House Panel Discusses VA Diversification Efforts

May 6, 2021 by Victoria Turner
House Panel Discusses VA Diversification Efforts
U.S. Dept. of Veterans Affairs. (Photo by Dan McCue)

WASHINGTON – By late 2020 over 2800 formal Equal Employment Opportunity complaints of discrimination – by race, gender, sexual orientation, gender identity, religion and more – were submitted to the Department of Veterans Affairs. The fact that there are that many complaints in one year points out there is still a great deal of work to be done, said Rep. Chris Pappas, D-N.H., at a congressional hearing Thursday.
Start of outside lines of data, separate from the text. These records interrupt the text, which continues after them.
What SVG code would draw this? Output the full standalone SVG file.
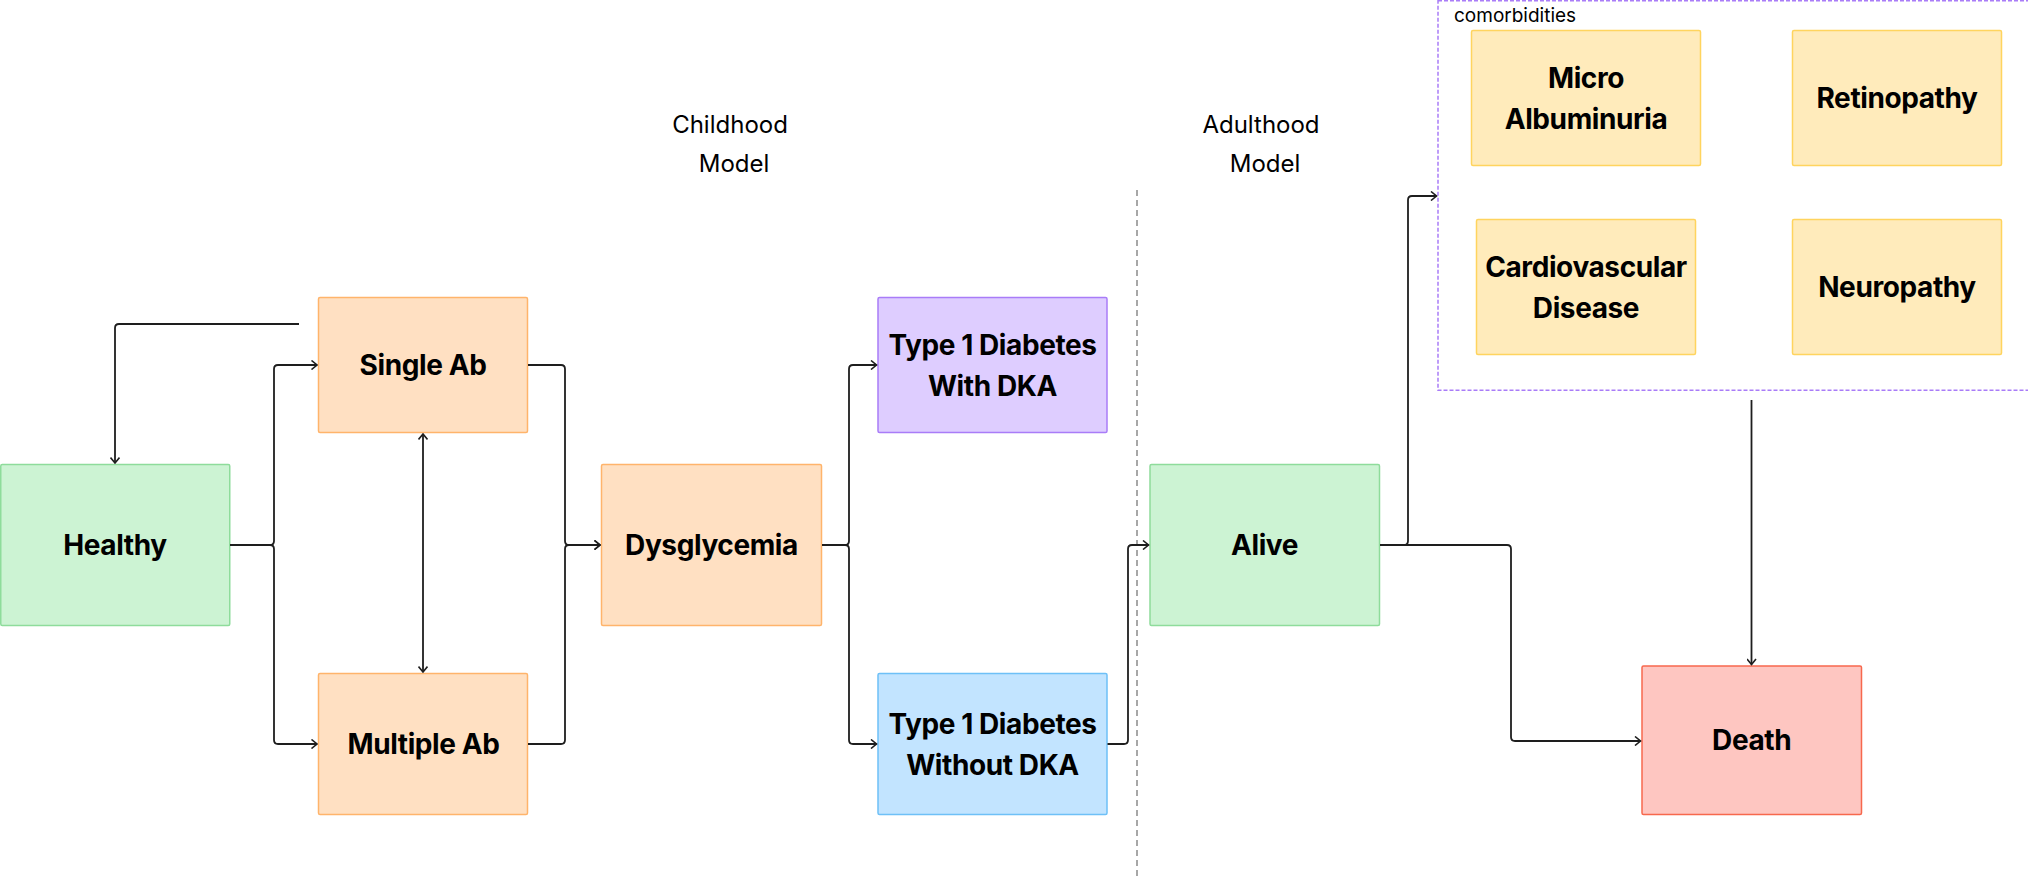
<svg xmlns="http://www.w3.org/2000/svg" width="2028" height="878" viewBox="0 0 2028 878">
<style>
.n{stroke-width:1.5}
.green{fill:#CCF3D3;stroke:#8EDC9B}
.orange{fill:#FFE0C2;stroke:#FFB46B}
.purple{fill:#DECDFF;stroke:#A97CF8}
.blue{fill:#C2E4FF;stroke:#6EC0F7}
.yellow{fill:#FFEBBB;stroke:#FFD45E}
.red{fill:#FEC6C1;stroke:#F7684D}
.t{font-family:Inter,"Liberation Sans",sans-serif;font-weight:700;font-size:28px;fill:#000;text-anchor:middle;letter-spacing:-0.4px}
.lbl{font-family:Inter,"Liberation Sans",sans-serif;font-weight:400;font-size:24px;fill:#000;text-anchor:middle}
.c{fill:none;stroke:#1e1e1e;stroke-width:1.8;stroke-linejoin:round}
</style>
<defs>
<marker id="ah" viewBox="0 0 10 10" refX="9" refY="5" markerWidth="10" markerHeight="10" markerUnits="userSpaceOnUse" orient="auto-start-reverse">
<path d="M3.5,0.5 L9,5 L3.5,9.5" fill="none" stroke="#1e1e1e" stroke-width="1.6"/>
</marker>
</defs>

<g id="labels">
<text class="lbl" x="730" y="133">Childhood</text>
<text class="lbl" x="734" y="172">Model</text>
<text class="lbl" x="1261" y="133">Adulthood</text>
<text class="lbl" x="1265" y="172">Model</text>
</g>

<line x1="1137" y1="190" x2="1137" y2="878" stroke="#8a8a8a" stroke-width="1.5" stroke-dasharray="6 4"/>

<g id="comorbidities">
<rect x="1438" y="0.8" width="1589" height="389.5" fill="none" stroke="#A97CF8" stroke-width="1.5" stroke-dasharray="4 2" transform="translate(0,0)"/>
<text x="1454" y="22" font-family="Inter,'Liberation Sans',sans-serif" font-size="19" fill="#000">comorbidities</text>
</g>

<g id="micro"><rect class="n yellow" x="1471.5" y="30.5" width="229" height="135" rx="1.5"/><text class="t" x="1586" y="87.5">Micro</text><text class="t" x="1586" y="128.5">Albuminuria</text></g>
<g id="retinopathy"><rect class="n yellow" x="1792.5" y="30.5" width="209" height="135" rx="1.5"/><text class="t" x="1897" y="108">Retinopathy</text></g>
<g id="cardio"><rect class="n yellow" x="1476.5" y="219.5" width="219" height="135" rx="1.5"/><text class="t" x="1586" y="276.7">Cardiovascular</text><text class="t" x="1586" y="317.7">Disease</text></g>
<g id="neuropathy"><rect class="n yellow" x="1792.5" y="219.5" width="209" height="135" rx="1.5"/><text class="t" x="1897" y="297">Neuropathy</text></g>

<g id="healthy"><rect class="n green" x="0.75" y="464.5" width="229" height="161" rx="1.5"/><text class="t" x="115" y="555">Healthy</text></g>
<g id="single"><rect class="n orange" x="318.5" y="297.5" width="209" height="135" rx="1.5"/><text class="t" x="423" y="375">Single Ab</text></g>
<g id="multiple"><rect class="n orange" x="318.5" y="673.5" width="209" height="141" rx="1.5"/><text class="t" x="423.5" y="754">Multiple Ab</text></g>
<g id="dysglycemia"><rect class="n orange" x="601.5" y="464.5" width="220" height="161" rx="1.5"/><text class="t" x="711.5" y="555">Dysglycemia</text></g>
<g id="t1d_dka"><rect class="n purple" x="878" y="297.5" width="229" height="135" rx="1.5"/><text class="t" x="992.5" y="355">Type 1 Diabetes</text><text class="t" x="992.5" y="396">With DKA</text></g>
<g id="t1d_nodka"><rect class="n blue" x="878" y="673.5" width="229" height="141" rx="1.5"/><text class="t" x="992.5" y="733.7">Type 1 Diabetes</text><text class="t" x="992.5" y="774.7">Without DKA</text></g>
<g id="alive"><rect class="n green" x="1150" y="464.5" width="229.5" height="161" rx="1.5"/><text class="t" x="1264.5" y="555">Alive</text></g>
<g id="death"><rect class="n red" x="1642" y="666" width="219.5" height="148.5" rx="1.5"/><text class="t" x="1751.7" y="750">Death</text></g>

<g id="connectors">
<path class="c" d="M299,324 H119 Q115,324 115,328 V463" marker-end="url(#ah)"/>
<path class="c" d="M230,545 H270 Q274,545 274,541 V369 Q274,365 278,365 H317" marker-end="url(#ah)"/>
<path class="c" d="M230,545 H270 Q274,545 274,549 V740 Q274,744 278,744 H317" marker-end="url(#ah)"/>
<path class="c" d="M423,434 V672" marker-start="url(#ah)" marker-end="url(#ah)"/>
<path class="c" d="M528,365 H561 Q565,365 565,369 V541 Q565,545 569,545 H600" marker-end="url(#ah)"/>
<path class="c" d="M528,744 H561 Q565,744 565,740 V549 Q565,545 569,545 H600" marker-end="url(#ah)"/>
<path class="c" d="M822,545 H845 Q849,545 849,541 V369 Q849,365 853,365 H876.5" marker-end="url(#ah)"/>
<path class="c" d="M822,545 H845 Q849,545 849,549 V740 Q849,744 853,744 H876.5" marker-end="url(#ah)"/>
<path class="c" d="M1107.5,744 H1124 Q1128,744 1128,740 V549 Q1128,545 1132,545 H1148.5" marker-end="url(#ah)"/>
<path class="c" d="M1380,545 H1404 Q1408,545 1408,541 V200 Q1408,196 1412,196 H1436.5" marker-end="url(#ah)"/>
<path class="c" d="M1380,545 H1507 Q1511,545 1511,549 V737 Q1511,741 1515,741 H1640.5" marker-end="url(#ah)"/>
<path class="c" d="M1751.5,400 V664.5" marker-end="url(#ah)"/>
</g>
</svg>
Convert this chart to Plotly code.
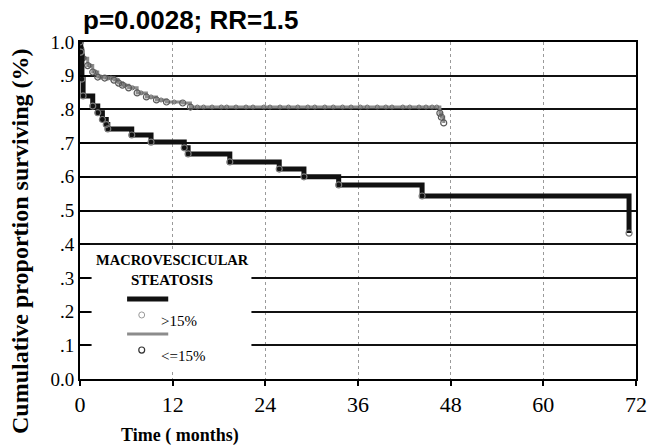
import numpy as np
import plotly.graph_objects as go

# ---- data ----
months_ticks = [0, 12, 24, 36, 48, 60, 72]
surv_ticks = [0.0, 0.1, 0.2, 0.3, 0.4, 0.5, 0.6, 0.7, 0.8, 0.9, 1.0]
surv_ticktext = ["0.0", ".1", ".2", ".3", ".4", ".5", ".6", ".7", ".8", ".9", "1.0"]

# Macrovesicular steatosis > 15%
high_t = [0, 0.1, 0.25, 0.4, 1.65, 2.3, 2.9, 3.4, 3.6, 6.7, 9.2, 13.5, 14.0,
          19.4, 25.8, 29.0, 33.5, 44.3, 71.1]
high_s = [1.0, 0.97, 0.89, 0.84, 0.81, 0.79, 0.77, 0.755, 0.742, 0.724, 0.703,
          0.686, 0.668, 0.644, 0.623, 0.600, 0.576, 0.543, 0.433]

# Macrovesicular steatosis <= 15%
low_t = [0, 0.1, 0.2, 0.3, 1.0, 1.65, 2.3, 3.2, 4.4, 5.0, 5.5, 6.3, 7.4, 8.6,
         9.9, 11.2, 13.3, 14.3, 46.6, 46.8, 47.1]
low_s = [1.0, 0.98, 0.96, 0.952, 0.93, 0.911, 0.896, 0.893, 0.887, 0.878, 0.872,
         0.864, 0.849, 0.837, 0.828, 0.822, 0.819, 0.807, 0.789, 0.777, 0.760]
low_censored = [0.6, 1.3, 2.0, 2.7, 3.6, 4.0, 4.8, 5.8, 6.8, 7.9, 9.2, 10.5, 12.2,
                15.2, 16.0, 17.1, 18.3, 19.0, 20.2, 21.5, 22.4, 23.8, 24.6, 25.9,
                27.0, 28.2, 29.5, 30.4, 31.7, 32.8, 34.0, 35.1, 36.3, 37.2, 38.5,
                39.6, 40.4, 41.8, 42.7, 43.9, 44.8, 45.6, 46.2]

title_text = "p=0.0028; RR=1.5"
legend_title = ["MACROVESCICULAR", "STEATOSIS"]
group_labels = [">15%", "<=15%"]

# censored marks lie on the step curve
lt = np.array(low_t)
ls = np.array(low_s)
idx = np.searchsorted(lt, np.array(low_censored), side="right") - 1
low_cens_s = ls[idx]

fig = go.Figure()

fig.add_trace(go.Scatter(
    x=low_t, y=low_s, mode="lines+markers", line=dict(color="#8c8c8c", width=3, shape="hv"),
    marker=dict(symbol="circle-open", size=6, color="#5a5a5a", line=dict(width=1.2)),
    showlegend=False, hoverinfo="skip"))
fig.add_trace(go.Scatter(
    x=low_censored, y=low_cens_s, mode="markers",
    marker=dict(symbol="circle-open", size=4, color="#6a6a6a", line=dict(width=1)),
    showlegend=False, hoverinfo="skip"))
fig.add_trace(go.Scatter(
    x=high_t, y=high_s, mode="lines+markers", line=dict(color="#111111", width=5, shape="hv"),
    marker=dict(symbol="circle-open", size=6, color="#7a7a7a", line=dict(width=1.2)),
    showlegend=False, hoverinfo="skip"))

serif = "Liberation Serif, Times New Roman, serif"

fig.update_layout(
    width=658, height=446,
    margin=dict(l=80, r=11, t=42, b=67),
    paper_bgcolor="white", plot_bgcolor="white",
    showlegend=False,
    xaxis=dict(
        range=[0, 72], tickvals=months_ticks, ticktext=[str(v) for v in months_ticks],
        showgrid=True, gridcolor="#9a9a9a", gridwidth=1, griddash="dot",
        showline=True, linecolor="black", linewidth=2, mirror=True,
        ticks="outside", ticklen=5, tickwidth=2, tickcolor="black",
        tickfont=dict(family=serif, size=22, color="black"),
        zeroline=False, fixedrange=True,
    ),
    yaxis=dict(
        range=[0, 1.0], tickvals=surv_ticks, ticktext=surv_ticktext,
        showgrid=True, gridcolor="#111111", gridwidth=1.5,
        showline=True, linecolor="black", linewidth=2, mirror=True,
        ticks="inside", ticklen=10, tickwidth=2, tickcolor="black",
        tickfont=dict(family=serif, size=19, color="black"),
        zeroline=False, fixedrange=True,
    ),
)

# legend background box hiding the grid
fig.add_shape(type="rect", xref="x", yref="y", x0=1.5, x1=22.2, y0=0.03, y1=0.385,
              fillcolor="white", line=dict(width=0), layer="between")

# legend samples
fig.add_shape(type="line", xref="paper", yref="paper", x0=0.0847, x1=0.1587,
              y0=0.2374, y1=0.2374, line=dict(color="#111111", width=5))
fig.add_shape(type="line", xref="paper", yref="paper", x0=0.0847, x1=0.1587,
              y0=0.1335, y1=0.1335, line=dict(color="#8c8c8c", width=3))
fig.add_shape(type="circle", xref="paper", yref="paper", x0=0.111 - 0.0053, x1=0.111 + 0.0053,
              y0=0.19 - 0.009, y1=0.19 + 0.009, line=dict(color="#9a9a9a", width=1))
fig.add_shape(type="circle", xref="paper", yref="paper", x0=0.111 - 0.0053, x1=0.111 + 0.0053,
              y0=0.086 - 0.009, y1=0.086 + 0.009, line=dict(color="#333333", width=1.2))

ann = []
ann.append(dict(text="<b>%s</b>" % title_text, xref="paper", yref="paper", x=0, y=1.0653,
                xanchor="left", yanchor="middle", xshift=1, showarrow=False,
                font=dict(family="Liberation Sans, Arial, sans-serif", size=26, color="black")))
ann.append(dict(text="<b>Cumulative proportion surviving (%)</b>", xref="paper", yref="paper",
                x=0, y=0.4095, xanchor="center", yanchor="middle", xshift=-60, textangle=-90,
                showarrow=False, font=dict(family=serif, size=24, color="black")))
ann.append(dict(text="<b>Time ( months)</b>", xref="paper", yref="paper", x=0.0705, y=-0.169,
                xanchor="left", yanchor="middle", showarrow=False,
                font=dict(family=serif, size=18, color="black")))
ann.append(dict(text="<b>%s</b>" % legend_title[0], xref="paper", yref="paper", x=0.1667, y=0.353,
                xanchor="center", yanchor="middle", showarrow=False,
                font=dict(family=serif, size=14.5, color="black")))
ann.append(dict(text="<b>%s</b>" % legend_title[1], xref="paper", yref="paper", x=0.165, y=0.294,
                xanchor="center", yanchor="middle", showarrow=False,
                font=dict(family=serif, size=15, color="black")))
ann.append(dict(text=group_labels[0], xref="paper", yref="paper", x=0.1429, y=0.172,
                xanchor="left", yanchor="middle", showarrow=False,
                font=dict(family=serif, size=15, color="black")))
ann.append(dict(text=group_labels[1], xref="paper", yref="paper", x=0.1429, y=0.068,
                xanchor="left", yanchor="middle", showarrow=False,
                font=dict(family=serif, size=15, color="black")))
fig.update_layout(annotations=ann)

fig.write_html("out.html")
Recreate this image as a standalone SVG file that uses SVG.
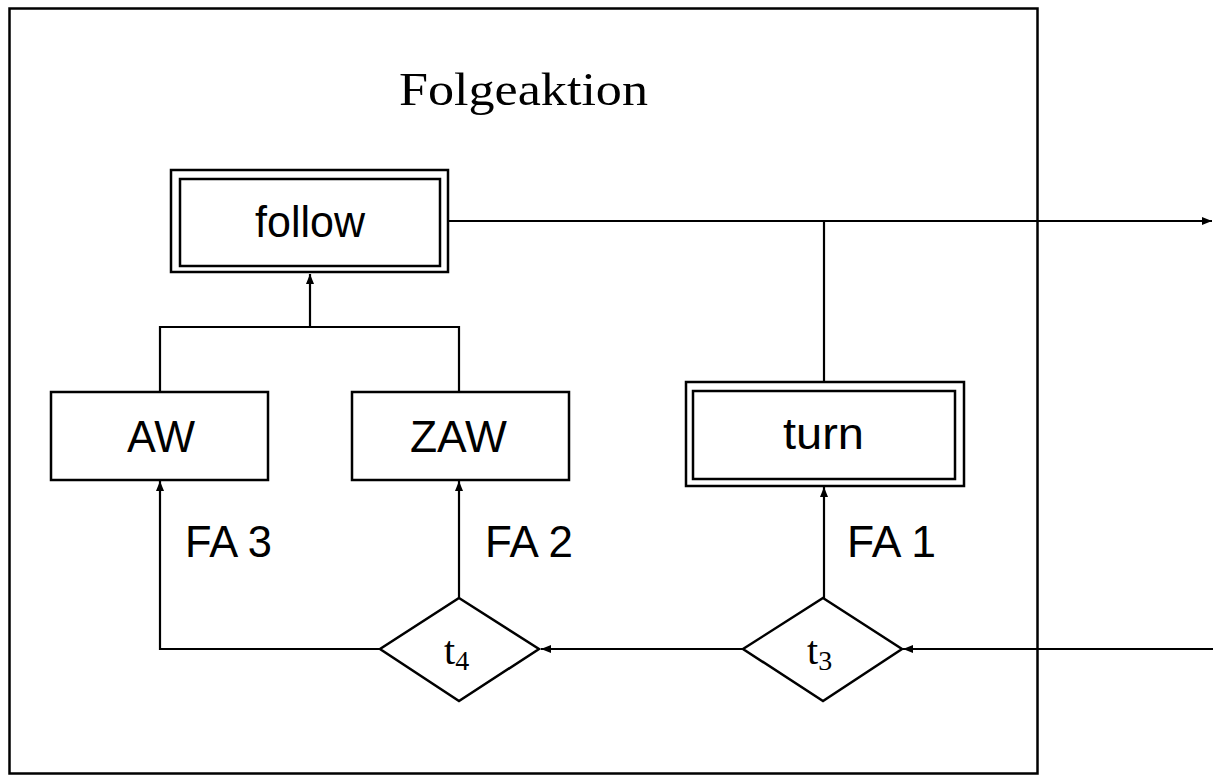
<svg xmlns="http://www.w3.org/2000/svg" width="1213" height="776" viewBox="0 0 1213 776">
<style>
.box{fill:#fff;stroke:#000;stroke-width:2.5}
.ln{fill:none;stroke:#000;stroke-width:2.2}
.sans{font-family:"Liberation Sans","DejaVu Sans",sans-serif;font-size:44px;fill:#000}
.serif{font-family:"Liberation Serif","DejaVu Serif",serif;fill:#000}
</style>
<defs>
<marker id="ah" viewBox="0 0 10 8" refX="10" refY="4" markerWidth="10" markerHeight="8" markerUnits="userSpaceOnUse" orient="auto">
<path d="M0,0 L10,4 L0,8 Z" fill="#000"/>
</marker>
</defs>
<rect width="1213" height="776" fill="#fff"/>
<rect x="9.5" y="8.5" width="1028" height="765" fill="none" stroke="#000" stroke-width="2.5"/>
<text class="serif" x="399" y="105" font-size="47" textLength="249" lengthAdjust="spacingAndGlyphs">Folgeaktion</text>
<g id="connectors">
<path class="ln" d="M448,221 H1212" marker-end="url(#ah)"/>
<path class="ln" d="M824,382 V221"/>
<path class="ln" d="M160,392 V327 H459 V392"/>
<path class="ln" d="M310,327 V274" marker-end="url(#ah)"/>
<path class="ln" d="M1213,649 H903" marker-end="url(#ah)"/>
<path class="ln" d="M743,649 H541" marker-end="url(#ah)"/>
<path class="ln" d="M380,649 H160 V481" marker-end="url(#ah)"/>
<path class="ln" d="M459,598 V481" marker-end="url(#ah)"/>
<path class="ln" d="M824,598 V487" marker-end="url(#ah)"/>
</g>
<g id="follow">
<rect class="box" x="171" y="170" width="277" height="102"/>
<rect class="box" x="180" y="179" width="260" height="87"/>
<text class="sans" x="255" y="237" textLength="110" lengthAdjust="spacingAndGlyphs">follow</text>
</g>
<g id="AW">
<rect class="box" x="51" y="392" width="217" height="88"/>
<text class="sans" x="127" y="452" textLength="68" lengthAdjust="spacingAndGlyphs">AW</text>
</g>
<g id="ZAW">
<rect class="box" x="352" y="392" width="217" height="88"/>
<text class="sans" x="410" y="452" textLength="97" lengthAdjust="spacingAndGlyphs">ZAW</text>
</g>
<g id="turn">
<rect class="box" x="686" y="382" width="278" height="104"/>
<rect class="box" x="693" y="391" width="262" height="88"/>
<text class="sans" x="783" y="449" textLength="81" lengthAdjust="spacingAndGlyphs">turn</text>
</g>
<g id="t4">
<polygon class="box" points="459,598 539,649 459,701 380,649"/>
<text class="serif" x="444" y="664" font-size="40">t<tspan font-size="28" dy="6">4</tspan></text>
</g>
<g id="t3">
<polygon class="box" points="823,598 902,649 823,701 743,649"/>
<text class="serif" x="807" y="664" font-size="40">t<tspan font-size="28" dy="6">3</tspan></text>
</g>
<g id="labels">
<text class="sans" x="185" y="557" textLength="87" lengthAdjust="spacingAndGlyphs">FA 3</text>
<text class="sans" x="485" y="557" textLength="88" lengthAdjust="spacingAndGlyphs">FA 2</text>
<text class="sans" x="847" y="557" textLength="89" lengthAdjust="spacingAndGlyphs">FA 1</text>
</g>
</svg>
However, with President Joe Biden’s reversal of the former president’s executive order last fall striking down the VA’s diversity and inclusion training program, and with VA Secretary Denis McDonough’s zero-tolerance approach to discrimination, the lawmakers and witnesses alike expressed optimism for an upcoming, sustainable change. 

These efforts of the VA were discussed at a House subcommittee hearing discussing the VA’s efforts to transform its workforce in a diverse, inclusive and equitable way.

When you first look at the VA workforce, it looks diverse, with nearly 43% non-white employees and 51% women, continued Pappas. When you look closer, however, “they are significantly underrepresented in VA’s most senior job roles,” he explained. Black females make up about 17% of the VA’s workforce, but only 6% of these senior roles. Their White male counterparts, on the other hand, make up 50% of these most senior positions, but only comprise 23% of the overall VA workforce. 

It is imperative to fix the “diversity problem among senior ranks” in order to “[make] a real change” in the culture of the VA, said Rep. Mark Takano, D-Calif., chairman of the full committee. 

Dr. Sheila Elliot, president of the American Federation of Government Employees Local 2328 said that efforts to improve diversity and inclusion also need to be taken more seriously all the way down to the VA local facilities. Despite her facility receiving training on the “reasonable accommodations” for employees with disabilities over the past year she charged, “I have not seen a difference in the way the employees are being processed.” 

And the business case for diversity, inclusion and equity is “just as sound” as the “undisputable” moral case, said Rick Wade, senior vice president of strategic alliances and outreach at the US Chamber of Commerce. If the US closes its “racial equity gap,” he explained, the American economy is poised to attain $8 trillion by 2050. 

McDonough has also established a new “IDEA” – inclusion, diversity, equity and access – task force, said Harvey Johnson, deputy assistant secretary at the VA’s office of resolution management, diversity and inclusion. Alongside incorporating an “enterprise-wide approach” across the agency, and “equity assessments in underserved communities,” the VA’s new task force will execute “conscious IDEA” to identify “bright spots” and “pain points” throughout the VA system. 

“This is not just about leaders, it’s a call-to-action for everybody at the VA,” Johnson said.

The “business case is what makes the most sense because people understand dollars and cents, “ said Victor LaGroon, director and chairman of the Black Veterans Empowerment Council. But, he added, “Without the proper oversight, none of this would transpire.” These initiatives need accountability and “broad oversight,” with proper data analytics to drive “real-time” solutions and change, he explained. 

For example, instead of an “affinity group” coming in during the last day of Black History month, Elliot said, “doing something on an ongoing basis” is needed. “Those groups tend to be only active during that particular month, rather than looking at a broad yearlong approach,” she said. 

The VA could take a note from the Fortune 500 companies’ affinity groups equivalents, the employee resources groups, LaGroon suggested. These ERGs are “a resource and tool” that doesn’t “only provide diversity and inclusion, but also cultural competency within the organization,” he explained, echoing Elliot’s “yearlong” imperative.